[Start]
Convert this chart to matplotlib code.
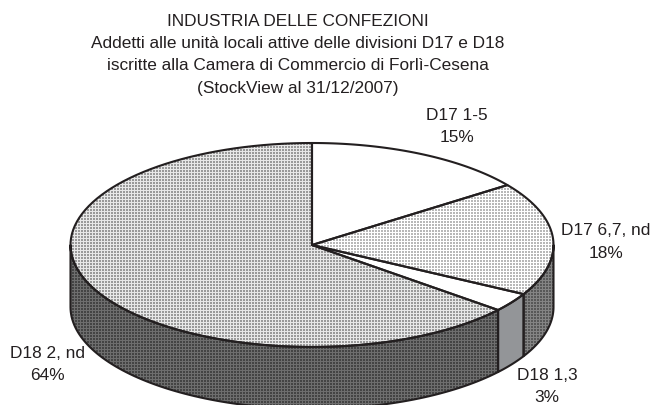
#!/usr/bin/env python3
import numpy as np
import matplotlib
matplotlib.use("Agg")
import matplotlib.pyplot as plt
from matplotlib.patches import Polygon

title_lines = [
    "INDUSTRIA DELLE CONFEZIONI",
    "Addetti alle unità locali attive delle divisioni D17 e D18",
    "iscritte alla Camera di Commercio di Forlì-Cesena",
    "(StockView al 31/12/2007)",
]
labels = ["D17 1-5", "D17 6,7, nd", "D18 1,3", "D18 2, nd"]
shares = [15, 18, 3, 64]
label_xy = [(457, 116), (606, 231), (547, 376), (47, 354)]

CX, CY, A, B, DEPTH = 312, 246, 241.5, 102, 62
FS = 12.4
LINE_GAP = 22
top_styles = [("#ffffff", None), ("#ffffff", "#b8b8b8"), ("#ffffff", None), ("#e8e8e8", "#9a9a9a")]
side_styles = [None, ("#848484", "#585858"), ("#939598", None), ("#6e6e6e", "#444444")]


def texture(light, dark):
    # small halftone cell, repeated over the whole canvas
    rgb = np.array([[int(c[i:i + 2], 16) / 255 for i in (1, 3, 5)] for c in (light, dark)])
    yy, xx = np.mgrid[0:406, 0:653]
    mask = ((xx % 3 != 2) & (yy % 3 != 2)).astype(int)
    return rgb[mask]


def rim(a0, a1, drop=0.0):
    # angles run clockwise from 12 o'clock, in degrees
    t = np.radians(np.linspace(a0, a1, 100))
    return np.column_stack([CX + A * np.sin(t), CY - B * np.cos(t) + drop])


def paint(ax, pts, light, dark):
    poly = Polygon(pts, closed=True, facecolor=light, edgecolor="none", zorder=2)
    ax.add_patch(poly)
    if dark:
        im = ax.imshow(texture(light, dark), extent=(0, 653, 406, 0), interpolation="nearest", zorder=3)
        im.set_clip_path(poly)
    ax.add_patch(Polygon(pts, closed=True, fill=False, edgecolor="#231f20", linewidth=1.5, joinstyle="round", zorder=4))


def main():
    plt.rcParams["font.family"] = ["Liberation Sans", "DejaVu Sans"]
    fig = plt.figure(figsize=(6.53, 4.06), dpi=100, facecolor="white")
    ax = fig.add_axes([0, 0, 1, 1])

    bounds = np.concatenate([[0], np.cumsum(shares)]) / np.sum(shares) * 360
    for i, share in enumerate(shares):
        a0, a1 = bounds[i], bounds[i + 1]
        # side wall is only visible on the front half of the disc
        s0, s1 = max(a0, 90), min(a1, 270)
        if side_styles[i] and s1 > s0:
            pts = np.vstack([rim(s0, s1), rim(s0, s1, DEPTH)[::-1]])
            paint(ax, pts, *side_styles[i])
    for i, share in enumerate(shares):
        a0, a1 = bounds[i], bounds[i + 1]
        pts = np.vstack([[CX, CY], rim(a0, a1)])
        paint(ax, pts, *top_styles[i])

    ax.set_xlim(0, 653)
    ax.set_ylim(406, 0)
    ax.axis("off")

    for k, line in enumerate(title_lines):
        ax.text(298, 22 + k * 22, line, ha="center", va="center", fontsize=FS, color="#231f20", zorder=5)
    for name, share, (x, y) in zip(labels, shares, label_xy):
        ax.text(x, y, name, ha="center", va="center", fontsize=FS, color="#231f20", zorder=5)
        ax.text(x, y + LINE_GAP, f"{share}%", ha="center", va="center", fontsize=FS, color="#231f20", zorder=5)

    fig.savefig("out.png", dpi=100, facecolor="white")
    plt.close(fig)
    return 0


if __name__ == "__main__":
    raise SystemExit(main())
[End]
■ WHAT IS NEEDED
Reproduce the material above from its first line through the line containing "label_xy = [(457, 116), (606, 231), (547, 376), (47, 354)]", both ends included, and skip every picture.

■ TASK RESULT
Convert this chart to matplotlib code.
#!/usr/bin/env python3
import numpy as np
import matplotlib
matplotlib.use("Agg")
import matplotlib.pyplot as plt
from matplotlib.patches import Polygon

title_lines = [
    "INDUSTRIA DELLE CONFEZIONI",
    "Addetti alle unità locali attive delle divisioni D17 e D18",
    "iscritte alla Camera di Commercio di Forlì-Cesena",
    "(StockView al 31/12/2007)",
]
labels = ["D17 1-5", "D17 6,7, nd", "D18 1,3", "D18 2, nd"]
shares = [15, 18, 3, 64]
label_xy = [(457, 116), (606, 231), (547, 376), (47, 354)]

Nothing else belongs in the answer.